▶ [Do this]:
Transcribe each line of the records below exactly, excluding any embedded images.
══════
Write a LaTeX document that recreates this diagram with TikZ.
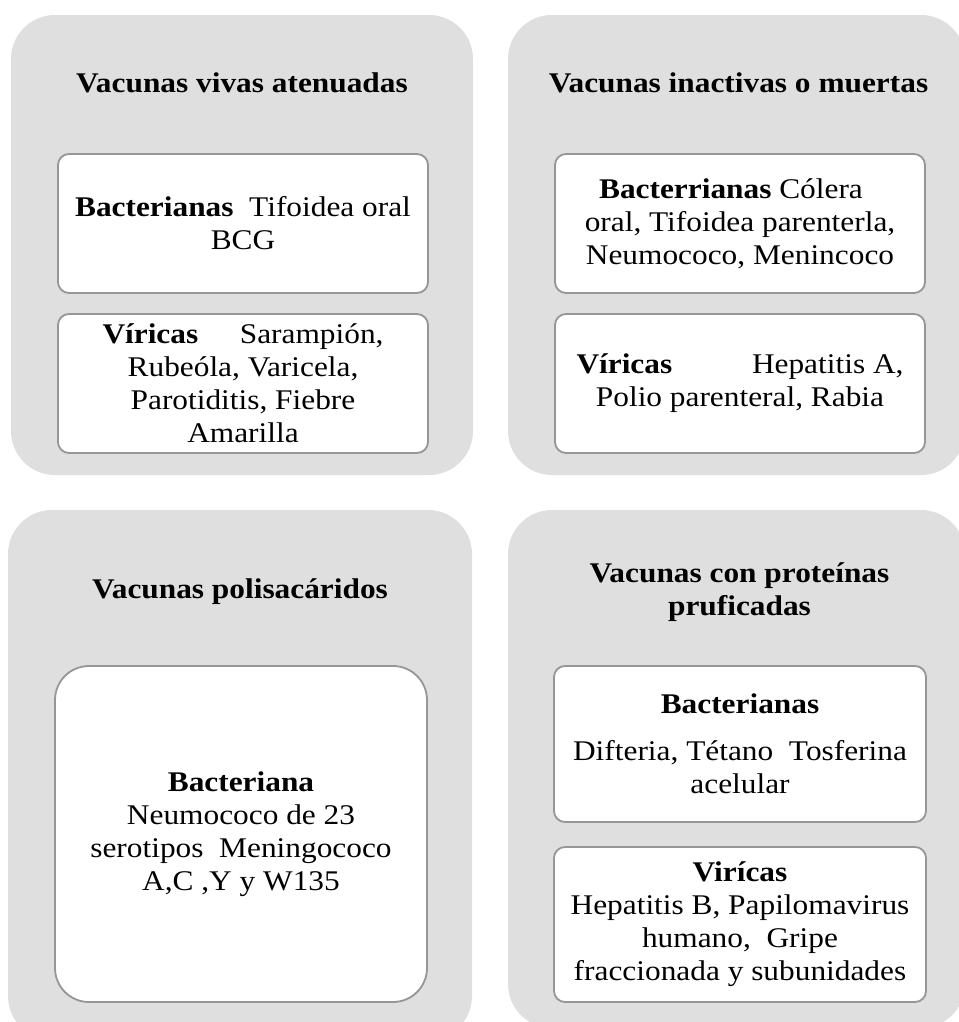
\documentclass[tikz,border=0pt]{standalone}
\usepackage{fontspec}
\setmainfont{Liberation Serif}[FakeStretch=1.1]
\definecolor{panelgray}{RGB}{223,223,223}
\definecolor{boxgray}{RGB}{150,150,150}
\tikzset{
  panel/.style={fill=panelgray, draw=none, rounded corners=44pt, inner sep=0pt},
  inbox/.style={draw=boxgray, line width=1.8pt, fill=white, rounded corners=11pt,
    inner sep=0pt, align=center, font=\fontsize{28.5}{33}\selectfont},
  ttl/.style={inner sep=0pt, align=center, font=\fontsize{28.5}{33}\selectfont\bfseries}
}
\begin{document}
\begin{tikzpicture}[x=1pt,y=-1pt]
\useasboundingbox (0,0) rectangle (958,1022);
% panels
\node[panel, minimum width=462pt, minimum height=460pt] (p1) at (242,245) {};
\node[panel, minimum width=457pt, minimum height=460pt] (p2) at (736.5,245) {};
\node[panel, minimum width=464pt, minimum height=530pt] (p3) at (240,775) {};
\node[panel, minimum width=457pt, minimum height=518pt] (p4) at (736.5,769) {};
% titles
\node[ttl, anchor=base] (t1) at (242,93) {Vacunas vivas atenuadas};
\node[ttl, anchor=base] (t2) at (738.5,93) {Vacunas inactivas o muertas};
\node[ttl, anchor=base] (t3) at (240,598) {Vacunas polisacáridos};
\node[ttl] (t4) at (739.5,592) {Vacunas con proteínas\\pruficadas};
% inner boxes
\node[inbox, minimum width=370pt, minimum height=139pt] (b1) at (243,223.5)
  {\textbf{Bacterianas}\ \ Tifoidea oral\\BCG};
\node[inbox, minimum width=370pt, minimum height=139pt] (b2) at (243,383.5)
  {\makebox[281pt]{\textbf{Víricas}\hfill Sarampión,}\\Rubeóla, Varicela,\\Parotiditis, Fiebre\\Amarilla};
\node[inbox, minimum width=370pt, minimum height=139pt] (b3) at (740,223.5)
  {\textbf{Bacterrianas} Cólera\hspace*{18pt}\\oral, Tifoidea parenterla,\\Neumococo, Menincoco};
\node[inbox, minimum width=370pt, minimum height=139pt] (b4) at (740,383.5)
  {\makebox[327pt]{\textbf{Víricas}\hfill Hepatitis A,}\\Polio parenteral, Rabia};
\node[inbox, rounded corners=34pt, minimum width=372pt, minimum height=336pt] (b5) at (241,834)
  {\textbf{Bacteriana}\\Neumococo de 23\\serotipos\ \ Meningococo\\A,C ,Y y W135};
\node[inbox, minimum width=372pt, minimum height=156pt] (b6) at (740,744)
  {\textbf{Bacterianas}\\[14pt]Difteria, Tétano\ \ Tosferina\\acelular};
\node[inbox, minimum width=372pt, minimum height=155pt] (b7) at (740,924.5)
  {\textbf{Virícas}\\Hepatitis B, Papilomavirus\\humano,\ \ Gripe\\fraccionada y subunidades};
\end{tikzpicture}
\end{document}
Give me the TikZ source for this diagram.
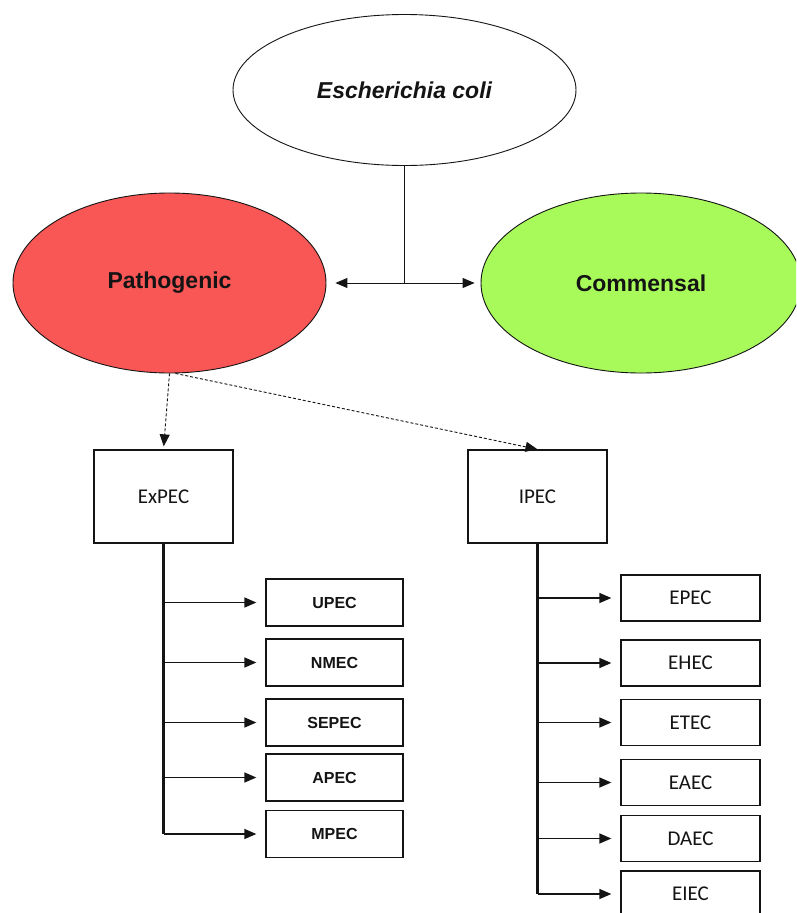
══════
▶ [Exercise output]:
Write a LaTeX document that recreates this diagram with TikZ.
\documentclass[tikz,border=0pt]{standalone}
\usepackage{fontspec}
\setmainfont{Liberation Serif}[FakeStretch=1.1]
\definecolor{panelgray}{RGB}{223,223,223}
\definecolor{boxgray}{RGB}{150,150,150}
\tikzset{
  panel/.style={fill=panelgray, draw=none, rounded corners=44pt, inner sep=0pt},
  inbox/.style={draw=boxgray, line width=1.8pt, fill=white, rounded corners=11pt,
    inner sep=0pt, align=center, font=\fontsize{28.5}{33}\selectfont},
  ttl/.style={inner sep=0pt, align=center, font=\fontsize{28.5}{33}\selectfont\bfseries}
}
\begin{document}
\begin{tikzpicture}[x=1pt,y=-1pt]
\useasboundingbox (0,0) rectangle (958,1022);
% panels
\node[panel, minimum width=462pt, minimum height=460pt] (p1) at (242,245) {};
\node[panel, minimum width=457pt, minimum height=460pt] (p2) at (736.5,245) {};
\node[panel, minimum width=464pt, minimum height=530pt] (p3) at (240,775) {};
\node[panel, minimum width=457pt, minimum height=518pt] (p4) at (736.5,769) {};
% titles
\node[ttl, anchor=base] (t1) at (242,93) {Vacunas vivas atenuadas};
\node[ttl, anchor=base] (t2) at (738.5,93) {Vacunas inactivas o muertas};
\node[ttl, anchor=base] (t3) at (240,598) {Vacunas polisacáridos};
\node[ttl] (t4) at (739.5,592) {Vacunas con proteínas\\pruficadas};
% inner boxes
\node[inbox, minimum width=370pt, minimum height=139pt] (b1) at (243,223.5)
  {\textbf{Bacterianas}\ \ Tifoidea oral\\BCG};
\node[inbox, minimum width=370pt, minimum height=139pt] (b2) at (243,383.5)
  {\makebox[281pt]{\textbf{Víricas}\hfill Sarampión,}\\Rubeóla, Varicela,\\Parotiditis, Fiebre\\Amarilla};
\node[inbox, minimum width=370pt, minimum height=139pt] (b3) at (740,223.5)
  {\textbf{Bacterrianas} Cólera\hspace*{18pt}\\oral, Tifoidea parenterla,\\Neumococo, Menincoco};
\node[inbox, minimum width=370pt, minimum height=139pt] (b4) at (740,383.5)
  {\makebox[327pt]{\textbf{Víricas}\hfill Hepatitis A,}\\Polio parenteral, Rabia};
\node[inbox, rounded corners=34pt, minimum width=372pt, minimum height=336pt] (b5) at (241,834)
  {\textbf{Bacteriana}\\Neumococo de 23\\serotipos\ \ Meningococo\\A,C ,Y y W135};
\node[inbox, minimum width=372pt, minimum height=156pt] (b6) at (740,744)
  {\textbf{Bacterianas}\\[14pt]Difteria, Tétano\ \ Tosferina\\acelular};
\node[inbox, minimum width=372pt, minimum height=155pt] (b7) at (740,924.5)
  {\textbf{Virícas}\\Hepatitis B, Papilomavirus\\humano,\ \ Gripe\\fraccionada y subunidades};
\end{tikzpicture}
\end{document}
Give me the TikZ source for this diagram.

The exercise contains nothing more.